Summary
In Hickey v Perry Sons (223 AD2d 799), the plaintiff claimed a Labor Law § 240 (1) violation when a plank he was using to cross a five-foot-deep sluiceway broke, causing him to fall.
Summary of this case from Tennant v. CurcioOpinion
January 4, 1996
Appeal from the Supreme Court (Demarest, J.).
Plaintiff Roland E. Hickey (hereinafter plaintiff) was employed by third-party defendant, Prepakt Concrete Company, as a labor supervisor. Prepakt served as subcontractor on the Kent Falls Dam project which was owned by defendant New York State Electric and Gas Corporation (hereinafter NYSEG). Defendant C.D. Perry Sons, Inc. (hereinafter Perry) served as general contractor on the dam construction project. Plaintiff fell down a five-foot-deep sluiceway when he attempted to cross the sluiceway on a plank 8 to 10 inches wide and 2 inches thick, thrown over either side and spanning the dam's sluiceway. The plank broke under plaintiff's considerable weight, some 370 pounds. Plaintiff and his wife sued NYSEG, as owner, and Perry, as contractor, alleging violations of Labor Law §§ 200, 240 (1) and § 241 (6), and seeking $1,500,000 in damages. Defendants instituted a third-party action against Prepakt seeking contribution and indemnification in the event plaintiffs secured a judgment against them. Plaintiffs moved for partial summary judgment on the issue of liability on the ground that defendants were strictly liable under Labor Law § 240 (1). Defendants cross-moved for partial summary judgment dismissing the Labor Law § 240 (1) cause of action on the ground that plaintiff was a "recalcitrant worker" for purposes of Labor Law § 240 (1) and not entitled to the protection of the statute.
Supreme Court denied both motions, finding questions of fact requiring resolution by trial on the questions of whether defendants provided appropriate safety devices for entry into and exit from the sluice and whether plaintiff chose not to use such devices. This appeal by plaintiffs ensued.
Plaintiffs urge that Supreme Court erred in denying their motion for summary judgment on the Labor Law § 240 (1) cause of action in that it is uncontested that plaintiffs, fell from an elevated height and that defendants' submissions failed to either establish that defendants supplied him with adequate safety devices or that plaintiff refused to follow instructions on use of the devices.

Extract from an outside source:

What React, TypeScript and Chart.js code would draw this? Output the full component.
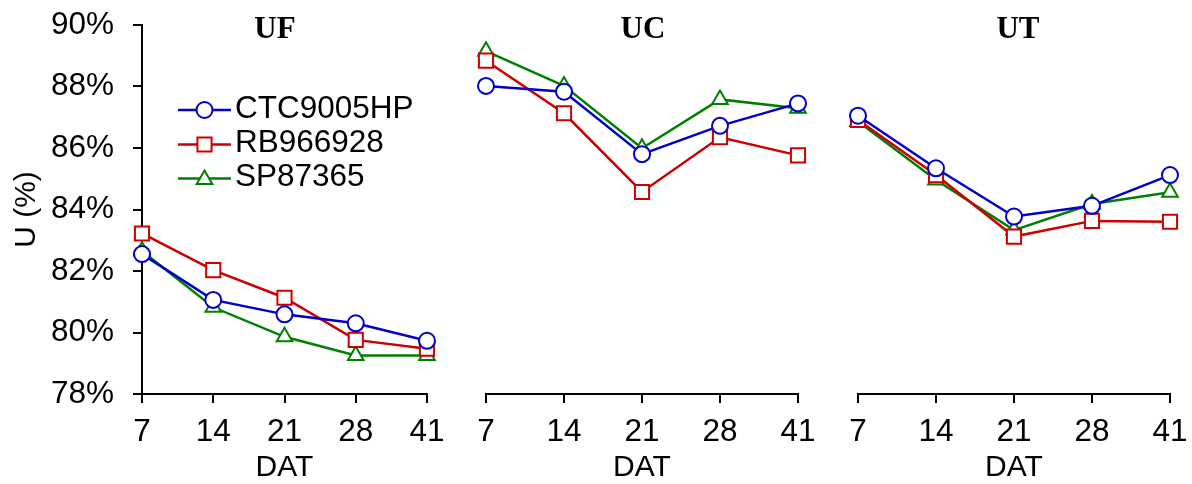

We disagree. While Labor Law § 240 (1) imposes a "nondelegable" duty upon owners and contractors to provide safe work places and that a breach of that duty may result in liability notwithstanding the absence of actual supervision or control over the work ( Ross v Curtis-Palmer Hydro-Elec. Co., 81 N.Y.2d 494, 500), the rule does not apply where a worker refuses to use available safety devices ( see, Gordon v Eastern Ry. Supply, 82 N.Y.2d 555). It was submitted by defendants that the worksite contained safety devices, that is, ladders on either side of the sluiceway to permit passage from one end of the dam to the other. Thus, a factual question is presented as to whether these were adequate safety devices, which cannot be resolved by way of summary judgment.
Plaintiffs urge that it is uncontroverted that a wooden plank was placed across the sluiceway for workers to travel from opposite ends of the dam and that it was inadequate, breaking in two and causing plaintiff to fall and sustain injuries. Defendants' submissions indicate that it is unclear why the plank was placed there and that defendants ordered the plank removed more than once. Under the circumstances, Supreme Court properly denied plaintiffs' motion for partial summary judgment. Defendants have sufficiently established that they had previously removed the plank to stop its usage by employees in moving over the sluiceway. The issue of whether plaintiff was a "recalcitrant worker" requires resolution in a trial forum.
Cardona, P.J., Crew III, Peters and Spain, JJ., concur. Ordered that the order is affirmed, with costs.